From the lofty footbridge over the A30, the new roads can be seen that will allow the fields to be smothered with houses.
At far centre can be seen the transmitter on Waddles Down, above Whitestone.

The scout circled around the huge Junction 31, where the A30, A38 and M5 meet, and dropped down Matford Lane.

From Matford Lane, the scout looked down on Matford Green and the rest of the trading estate.
What the scout remembers as Bobby’s – now John Lewis – can be seen in the city just to the right of centre. Marsh Barton Station is being built just to the right of the Energy Recovery Facility, marked by its tall chimney.
Bad Homburg Way can be seen at left, where it joins the old A38. Here, The Devon Motel – the first purpose-built hotel for motorists in the U.K. – was established in and around the Georgian Matford House. A red-jibbed crane is working at right where the scout met the thoughtful fellow working on the new road junction.
This was photographed on Exeter Road in Dawlish, where housing is being thrown up in the grounds of Langdon Hospital.
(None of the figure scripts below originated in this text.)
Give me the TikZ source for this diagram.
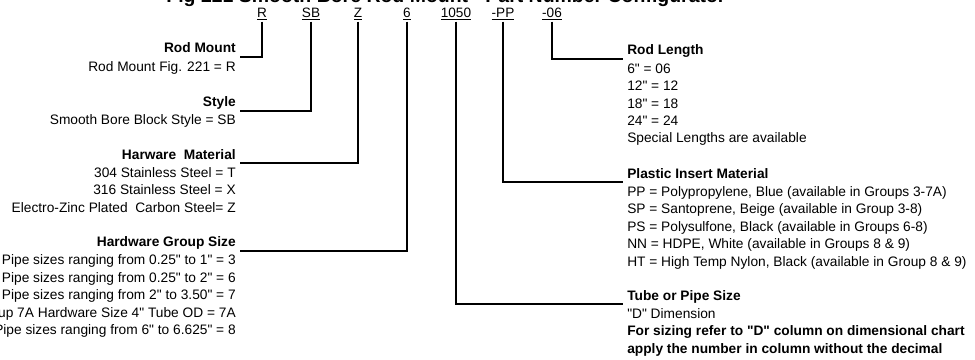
\documentclass[tikz,border=0pt]{standalone}
\usepackage{fontspec}
\newfontfamily\partfont{Liberation Sans}
\usetikzlibrary{positioning}

\begin{document}
\begin{tikzpicture}[
    x=0.75pt, y=-0.75pt,
    code/.style={font=\partfont\fontsize{10.2}{12}\selectfont,inner sep=1pt},
    head/.style={font=\partfont\fontsize{10.3}{13}\selectfont\bfseries,inner sep=0pt,text depth=0pt},
    entry/.style={font=\partfont\fontsize{10.3}{13.1}\selectfont,inner sep=0pt},
    link/.style={line width=1.4pt}
]
\useasboundingbox (0,0) rectangle (975,360);
\node[font=\partfont\fontsize{14.6}{16}\selectfont\bfseries,anchor=base] (title) at (446,3) {Fig 221 Smooth Bore Rod Mount - Part Number Configurator};

% part number fields
\node[code] (cR)    at (262,14) {\underline{R}};
\node[code] (cSB)   at (311,14) {\underline{SB}};
\node[code] (cZ)    at (358,14) {\underline{Z}};
\node[code] (cSix)  at (407,14) {\underline{6}};
\node[code] (cTube) at (456,14) {\underline{1050}};
\node[code] (cPP)   at (503,14) {\underline{-PP}};
\node[code] (cLen)  at (552,14) {\underline{-06}};

% left column
\node[head,anchor=base east] (hMount) at (236,53) {Rod Mount};
\node[entry,align=right,below=6pt of hMount.south east,anchor=north east] (lMount) {Rod Mount Fig. 221 = R};
\node[head,anchor=base east] (hStyle) at (236,106.5) {Style};
\node[entry,align=right,below=6pt of hStyle.south east,anchor=north east] (lStyle) {Smooth Bore Block Style = SB};
\node[head,anchor=base east] (hMat) at (236,159) {Harware\ \ Material};
\node[entry,align=right,below=6pt of hMat.south east,anchor=north east] (lMat) {304 Stainless Steel = T\\316 Stainless Steel = X\\Electro-Zinc Plated\ \ Carbon Steel= Z};
\node[head,anchor=base east] (hGroup) at (236,246.5) {Hardware Group Size};
\node[entry,align=right,below=6pt of hGroup.south east,anchor=north east] (lGroup) {Pipe sizes ranging from 0.25" to 1" = 3\\Pipe sizes ranging from 0.25" to 2" = 6\\Pipe sizes ranging from 2" to 3.50" = 7\\Group 7A Hardware Size 4" Tube OD = 7A\\Pipe sizes ranging from 6" to 6.625" = 8};

% right column
\node[head,anchor=base west] (hLen) at (627,55) {Rod Length};
\node[entry,align=left,below=6pt of hLen.south west,anchor=north west] (lLen) {6" = 06\\12" = 12\\18" = 18\\24" = 24\\Special Lengths are available};
\node[head,anchor=base west] (hInsert) at (627,178) {Plastic Insert Material};
\node[entry,align=left,below=6pt of hInsert.south west,anchor=north west] (lInsert) {PP = Polypropylene, Blue (available in Groups 3-7A)\\SP = Santoprene, Beige (available in Group 3-8)\\PS = Polysulfone, Black (available in Groups 6-8)\\NN = HDPE, White (available in Groups 8 \& 9)\\HT = High Temp Nylon, Black (available in Group 8 \& 9)};
\node[head,anchor=base west] (hTube) at (627,300) {Tube or Pipe Size};
\node[entry,align=left,below=6pt of hTube.south west,anchor=north west] (lTube) {"D" Dimension\\\textbf{For sizing refer to "D" column on dimensional chart}\\\textbf{apply the number in column without the decimal}};

% leaders
\draw[link] (cR.south)    |- ([shift={(3pt,-3pt)}]hMount.south east);
\draw[link] (cSB.south)   |- ([shift={(3pt,-3pt)}]hStyle.south east);
\draw[link] (cZ.south)    |- ([shift={(3pt,-3pt)}]hMat.south east);
\draw[link] (cSix.south)  |- ([shift={(3pt,-3pt)}]hGroup.south east);
\draw[link] (cTube.south) |- ([shift={(-3pt,-3pt)}]hTube.south west);
\draw[link] (cPP.south)   |- ([shift={(-3pt,-3pt)}]hInsert.south west);
\draw[link] (cLen.south)  |- ([shift={(-3pt,-3pt)}]hLen.south west);
\end{tikzpicture}
\end{document}
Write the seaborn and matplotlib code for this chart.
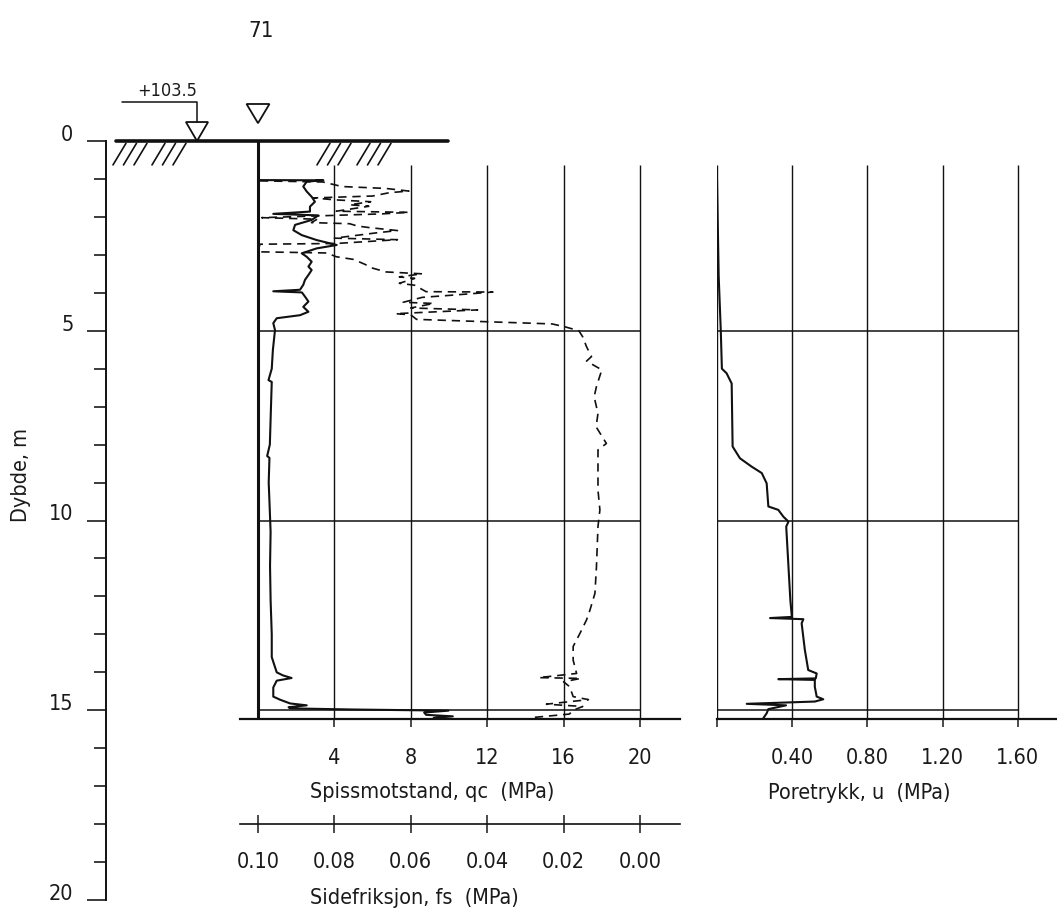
import matplotlib
matplotlib.use("Agg")
import matplotlib.pyplot as plt
import seaborn as sns
import numpy as np

# ---- data read off the sounding ----
# cone resistance qc (MPa) vs depth (m)
qc_depth = [1.03, 1.035, 1.07, 1.20, 1.33, 1.47, 1.60, 1.73, 1.86, 1.92, 1.96, 2.08,
            2.21, 2.35, 2.48, 2.61, 2.74, 2.83, 2.96, 3.05, 3.18, 3.31, 3.40, 3.53,
            3.66, 3.79, 3.92, 3.96, 3.99, 4.10, 4.23, 4.37, 4.50, 4.59, 4.67, 4.80,
            4.98, 5.5, 6.0, 6.3, 6.35, 7.0, 8.0, 8.3, 8.35, 9.0, 9.5, 10.3, 11.2,
            12.1, 13.0, 13.6, 14.0, 14.08, 14.15, 14.22, 14.4, 14.64, 14.72, 14.82,
            14.87, 14.92, 14.95, 14.98, 15.01, 15.06, 15.12, 15.16, 15.2]
qc_vals = [0.0, 3.42, 2.55, 2.37, 2.55, 2.81, 2.98, 2.72, 2.72, 0.8, 3.16, 2.81,
           1.94, 1.85, 2.29, 3.07, 4.12, 3.07, 2.29, 2.55, 2.81, 2.64, 2.81, 2.64,
           2.46, 2.37, 2.2, 0.8, 2.3, 2.46, 2.64, 2.37, 2.64, 2.2, 0.98, 0.8,
           0.89, 0.78, 0.72, 0.55, 0.72, 0.68, 0.62, 0.48, 0.6, 0.56, 0.6, 0.66, 0.63,
           0.66, 0.72, 0.72, 0.98, 1.3, 1.76, 0.98, 0.8, 0.8, 1.15, 1.68,
           2.55, 1.6, 1.7, 5.0, 9.97, 8.7, 8.8, 10.2, 9.2]

# sleeve friction fs (MPa) vs depth (m)
fs_depth = [1.05, 1.08, 1.20, 1.25, 1.32, 1.36, 1.45, 1.50, 1.55, 1.60, 1.68, 1.72,
            1.85, 1.88, 1.92, 2.02, 2.06, 2.15, 2.18, 2.24, 2.28, 2.36, 2.42, 2.56,
            2.60, 2.70, 2.72, 2.92, 2.95, 3.05, 3.12, 3.25, 3.35, 3.45, 3.50, 3.58,
            3.62, 3.75, 3.80, 3.97, 3.98, 4.08, 4.12, 4.25, 4.28, 4.40, 4.45, 4.55,
            4.58, 4.70, 4.82, 4.90, 5.00, 5.16, 5.42, 5.68, 5.80, 6.03, 6.47, 6.74,
            7.18, 7.53, 7.97, 8.14, 8.67, 9.2, 9.72, 10.16, 11.22, 11.92, 12.36, 12.62,
            12.97, 13.32, 13.68, 14.03, 14.14, 14.16, 14.25, 14.38, 14.64, 14.72, 14.84,
            14.9, 15.0, 15.1, 15.2]
fs_vals = [0.0995, 0.083, 0.078, 0.0665, 0.0605, 0.0655, 0.070, 0.0855, 0.080, 0.0705,
           0.076, 0.071, 0.0795, 0.0605, 0.0675, 0.099, 0.0845, 0.086, 0.076, 0.074,
           0.071, 0.0635, 0.069, 0.080, 0.0635, 0.0795, 0.0995, 0.100, 0.082, 0.0795,
           0.075, 0.072, 0.070, 0.0665, 0.057, 0.063, 0.059, 0.063, 0.059, 0.056,
           0.0385, 0.0515, 0.057, 0.062, 0.054, 0.060, 0.0425, 0.064, 0.060, 0.0585,
           0.023, 0.0195, 0.016, 0.015, 0.014, 0.0127, 0.014, 0.010, 0.0114, 0.012,
           0.011, 0.0115, 0.0088, 0.011, 0.011, 0.011, 0.0105, 0.011, 0.0114, 0.0118,
           0.0131, 0.014, 0.0157, 0.0175, 0.0175, 0.0166, 0.0265, 0.0155, 0.020,
           0.0184, 0.0175, 0.0135, 0.0245, 0.015, 0.0175, 0.0185, 0.029]

# pore pressure u (MPa) vs depth (m)
u_depth = [1.03, 3.57, 4.98, 6.0, 6.12, 6.39, 8.05, 8.36, 8.58, 8.75, 9.02, 9.63,
           9.72, 9.90, 10.03, 10.16, 11.22, 12.1, 12.54, 12.57, 12.6, 12.71, 13.41,
           13.94, 14.03, 14.16, 14.18, 14.2, 14.38, 14.64, 14.71, 14.77, 14.83, 14.87,
           14.97, 15.08, 15.21]
u_vals = [0.0, 0.009, 0.02, 0.026, 0.051, 0.078, 0.083, 0.122, 0.184, 0.238, 0.264,
          0.273, 0.326, 0.353, 0.38, 0.368, 0.38, 0.39, 0.398, 0.282, 0.459, 0.45,
          0.467, 0.485, 0.53, 0.525, 0.326, 0.52, 0.52, 0.53, 0.565, 0.52, 0.158,
          0.367, 0.273, 0.264, 0.246]

depth_major = [0, 5, 10, 15, 20]
depth_minor = list(range(0, 21))
qc_ticks = [4, 8, 12, 16, 20]
fs_ticks = [0.10, 0.08, 0.06, 0.04, 0.02, 0.00]
u_ticks = [0, 0.4, 0.8, 1.2, 1.6]
u_ticklabels = ["", "0.40", "0.80", "1.20", "1.60"]
grid_depths = [5, 10, 15]
end_depth = 15.23
grid_top = 0.63
ground_level = "+103.5"
page_no = "71"

sns.set_theme(style="white")
plt.rcParams["font.family"] = ["DejaVu Sans"]
plt.rcParams["font.stretch"] = "condensed"
plt.rcParams["text.color"] = "#1a1a1a"
plt.rcParams["xtick.color"] = "#1a1a1a"
plt.rcParams["ytick.color"] = "#1a1a1a"
INK = "#111111"
FS = 15.5

W, H = 1057, 918
fig = plt.figure(figsize=(W / 100, H / 100), dpi=100)
fig.patch.set_facecolor("white")


def px_axes(x0, y0, x1, y1):
    ax = fig.add_axes([x0 / W, 1 - y1 / H, (x1 - x0) / W, (y1 - y0) / H])
    ax.set_facecolor("none")
    return ax


# ---- depth axis ----
ax_d = px_axes(106, 141, 230, 900)
ax_d.set_ylim(20, 0)
ax_d.set_xlim(0, 1)
for s in ["top", "right", "bottom"]:
    ax_d.spines[s].set_visible(False)
ax_d.spines["left"].set_linewidth(1.4)
ax_d.spines["left"].set_color(INK)
ax_d.set_xticks([])
ax_d.set_yticks(depth_major)
ax_d.set_yticks(depth_minor, minor=True)
ax_d.tick_params(axis="y", which="major", direction="out", length=13.5, width=1.2,
                 pad=10, labelsize=FS, left=True)
ax_d.tick_params(axis="y", which="minor", direction="out", length=8.5, width=1.2, left=True)
for lab in ax_d.get_yticklabels():
    lab.set_va("baseline")
ax_d.text(-0.685, 8.8, "Dybde, m", transform=ax_d.get_yaxis_transform(),
          rotation=90, ha="center", va="center", fontsize=FS)

# ---- qc / fs panel ----
qpx = 19.1
ax_q = px_axes(240, 141, 680, 719)
ax_q.set_xlim(-18 / qpx, 422 / qpx)
ax_q.set_ylim(end_depth, 0)
for s in ["top", "right", "left"]:
    ax_q.spines[s].set_visible(False)
ax_q.spines["bottom"].set_linewidth(1.6)
ax_q.spines["bottom"].set_color(INK)
ax_q.set_yticks([])
ax_q.set_xticks(qc_ticks)
ax_q.set_xticklabels([str(t) for t in qc_ticks])
ax_q.tick_params(axis="x", direction="out", length=6, width=1.1, pad=15,
                 labelsize=FS, bottom=True)

ax_q.vlines(qc_ticks, grid_top, end_depth, color=INK, lw=1.0)
ax_q.hlines(grid_depths, 0, 20, color=INK, lw=1.1)
ax_q.vlines(0, 0, end_depth, color=INK, lw=2.2)

fs_as_q = [20 - 200 * f for f in fs_vals]
sns.lineplot(x=qc_vals, y=qc_depth, sort=False, estimator=None, orient="y",
             ax=ax_q, color=INK, lw=1.5)
sns.lineplot(x=fs_as_q, y=fs_depth, sort=False, estimator=None, orient="y",
             ax=ax_q, color=INK, lw=1.2, linestyle=(0, (5, 3.5)))
ax_q.set_xlabel("")
ax_q.set_ylabel("")

sec = ax_q.secondary_xaxis(-105 / 578, functions=(lambda q: (20 - q) / 200,
                                                  lambda f: 20 - 200 * f))
sec.set_xticks(fs_ticks)
sec.set_xticklabels([f"{v:.2f}" for v in fs_ticks])
sec.tick_params(axis="x", direction="inout", length=13, width=1.1, pad=14, labelsize=FS)
for sp in sec.spines.values():
    sp.set_linewidth(1.2)
    sp.set_color(INK)

xt = ax_q.get_xaxis_transform()
ax_q.text(52 / qpx, -73 / 578, "Spissmotstand, qc  (MPa)", transform=xt,
          ha="left", va="center", fontsize=FS)
ax_q.text(52 / qpx, -179 / 578, "Sidefriksjon, fs  (MPa)", transform=xt,
          ha="left", va="center", fontsize=FS)

# ground surface, hatching, water level marks
ax_q.plot([-142 / qpx, 190 / qpx], [0, 0], color=INK, lw=2.6, clip_on=False)
for start in [-145 / qpx, -106 / qpx, 59 / qpx, 99 / qpx]:
    for i in range(3):
        x0 = start + i * 0.55
        ax_q.plot([x0, x0 + 0.68], [grid_top, 0.06], color=INK, lw=1.2, clip_on=False)

tx = -61 / qpx
ax_q.plot([-136 / qpx, tx, tx], [-1.03, -1.03, -0.5], color=INK, lw=1.1, clip_on=False)
ax_q.fill([tx - 0.58, tx + 0.58, tx], [-0.5, -0.5, 0], facecolor="white",
          edgecolor=INK, lw=1.3, clip_on=False)
ax_q.fill([-0.6, 0.6, 0], [-0.975, -0.975, -0.47], facecolor="white",
          edgecolor=INK, lw=1.3, clip_on=False)
ax_q.text(-91 / qpx, -1.08, ground_level, ha="center", va="bottom", fontsize=13,
          clip_on=False)
ax_q.text(3 / qpx, -2.9, page_no, ha="center", va="center", fontsize=16, clip_on=False)

# ---- pore pressure panel ----
upx = 188.1
ax_u = px_axes(717, 141, 1057, 719)
ax_u.set_xlim(0, 340 / upx)
ax_u.set_ylim(end_depth, 0)
for s in ["top", "right", "left"]:
    ax_u.spines[s].set_visible(False)
ax_u.spines["bottom"].set_linewidth(1.6)
ax_u.spines["bottom"].set_color(INK)
ax_u.set_yticks([])
ax_u.set_xticks(u_ticks)
ax_u.set_xticklabels(u_ticklabels)
ax_u.tick_params(axis="x", direction="out", length=6, width=1.1, pad=15,
                 labelsize=FS, bottom=True)
ax_u.vlines(u_ticks, grid_top, end_depth, color=INK, lw=1.0)
ax_u.hlines(grid_depths, 0, 1.6, color=INK, lw=1.1)
sns.lineplot(x=u_vals, y=u_depth, sort=False, estimator=None, orient="y",
             ax=ax_u, color=INK, lw=1.5)
ax_u.set_xlabel("")
ax_u.set_ylabel("")
ax_u.text(51 / upx, -74 / 578, "Poretrykk, u  (MPa)", transform=ax_u.get_xaxis_transform(),
          ha="left", va="center", fontsize=FS)

fig.savefig("out.png", dpi=100, facecolor="white")
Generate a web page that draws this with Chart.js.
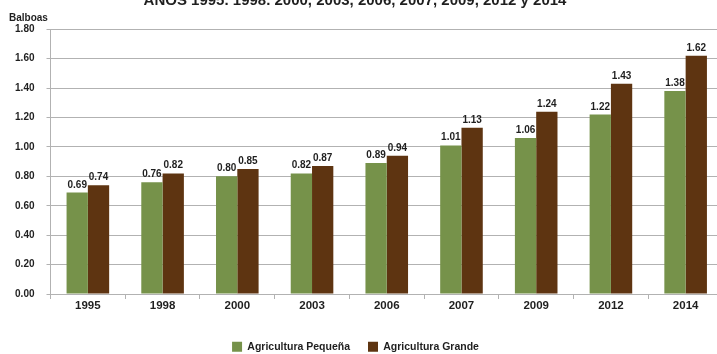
<!DOCTYPE html>
<html>
<head>
<meta charset="utf-8">
<script src="https://cdn.jsdelivr.net/npm/chart.js@4.4.1/dist/chart.umd.min.js"></script>
<style>
  html, body { margin: 0; padding: 0; overflow: hidden; background: #fff; width: 717px; height: 354px; }
  #wrap { position: absolute; left: 0; top: -10px; width: 723px; height: 372px; }
</style>
</head>
<body>
<div id="wrap"><canvas id="c" width="723" height="372"></canvas></div>
<script>
// Precio por jornal, agricultura pequeña y grande
const years = ['1995', '1998', '2000', '2003', '2006', '2007', '2009', '2012', '2014'];
const agriculturaPequena = [0.69, 0.76, 0.80, 0.82, 0.89, 1.01, 1.06, 1.22, 1.38];
const agriculturaGrande = [0.74, 0.82, 0.85, 0.87, 0.94, 1.13, 1.24, 1.43, 1.62];
const seriesNames = ['Agricultura Pequeña', 'Agricultura Grande'];
const titleText = 'AÑOS 1995. 1998. 2000, 2003, 2006, 2007, 2009, 2012 y 2014';
const unitText = 'Balboas';

const FONT = "'Liberation Sans', Arial, sans-serif";
const TEXT = '#1f1f1f';
const GREEN = '#76924a';
const BROWN = '#5e3411';
const GRID = '#b2b2b2';

// Value labels above each bar
const valueLabels = {
  id: 'valueLabels',
  afterDatasetsDraw(chart) {
    const ctx = chart.ctx;
    ctx.save();
    ctx.font = 'bold 10px ' + FONT;
    ctx.fillStyle = TEXT;
    ctx.textAlign = 'center';
    ctx.textBaseline = 'alphabetic';
    chart.data.datasets.forEach((ds, i) => {
      chart.getDatasetMeta(i).data.forEach((bar, j) => {
        ctx.fillText(ds.data[j].toFixed(2), bar.x, bar.y - 5);
      });
    });
    ctx.restore();
  }
};

// Horizontal placement of heading and legend
const boxShift = {
  id: 'boxShift',
  afterLayout(chart) {
    const t = chart.titleBlock;
    if (t) { t.left -= 11; t.right -= 11; }
    const l = chart.legend;
    if (l) { l.left -= 10.5; l.right -= 10.5; }
  }
};

new Chart(document.getElementById('c'), {
  type: 'bar',
  data: {
    labels: years,
    datasets: [
      { label: seriesNames[0], data: agriculturaPequena, backgroundColor: GREEN, categoryPercentage: 0.57, barPercentage: 1 },
      { label: seriesNames[1], data: agriculturaGrande, backgroundColor: BROWN, categoryPercentage: 0.57, barPercentage: 1 }
    ]
  },
  plugins: [valueLabels, boxShift],
  options: {
    responsive: false,
    animation: false,
    devicePixelRatio: 1,
    layout: { padding: { left: 9, right: 0, top: 0, bottom: 0 } },
    plugins: {
      title: {
        display: true,
        text: titleText,
        color: TEXT,
        font: { family: FONT, size: 15, weight: 'bold' },
        padding: { top: 1.7, bottom: 0 }
      },
      subtitle: {
        display: true,
        text: unitText,
        align: 'start',
        color: TEXT,
        font: { family: FONT, size: 10, weight: 'bold' },
        padding: { top: 2.3, bottom: 5.3 }
      },
      legend: {
        position: 'bottom',
        labels: {
          color: TEXT,
          font: { family: FONT, size: 10.5, weight: 'bold' },
          boxWidth: 10,
          boxHeight: 10,
          padding: 18
        }
      },
      tooltip: { enabled: false }
    },
    scales: {
      x: {
        grid: { drawOnChartArea: false, drawTicks: true, tickLength: 5, color: GRID },
        border: { color: GRID, width: 1 },
        ticks: { color: TEXT, font: { family: FONT, size: 11.5, weight: 'bold' }, padding: 0 },
        afterFit(scale) { scale.height = 29.5; }
      },
      y: {
        min: 0,
        max: 1.8,
        grid: { color: GRID, lineWidth: 1, tickLength: 4 },
        border: { color: GRID, width: 1 },
        ticks: {
          stepSize: 0.2,
          color: TEXT,
          padding: 12,
          font: { family: FONT, size: 10, weight: 'bold' },
          callback: (v) => Number(v).toFixed(2)
        },
        afterFit(scale) { scale.width = 41.5; }
      }
    }
  }
});
</script>
</body>
</html>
However, there is such a frenzy of housebuilding going on around the country that the sign could be anywhere, inscribed with any of the big names.
Will “more” ever be enough?

Two weeks later, the scout returned for a closer look at the other new junction with the old bypass. On this occasion, the watchful eye belonged to a roughneck who was not concerned about the scout’s safety. He had dared to step beyond the tape onto a closed-off lane of the busy road where nothing was going on and this earned him a polite rebuke: “You shouldn’t be here. This is a construction site.”

The stage set at the entrance to Haldon Reach masks the truth of environmental despoliation. Poundbury this will not be, yet prospective homebuyers driving – not one will come other than in a car – along this approach could gather from the hoardings that they are entering an idyllic new haven.

A footpath which crossed this land has been diverted to follow the boundary of the A30 to Trood Lane.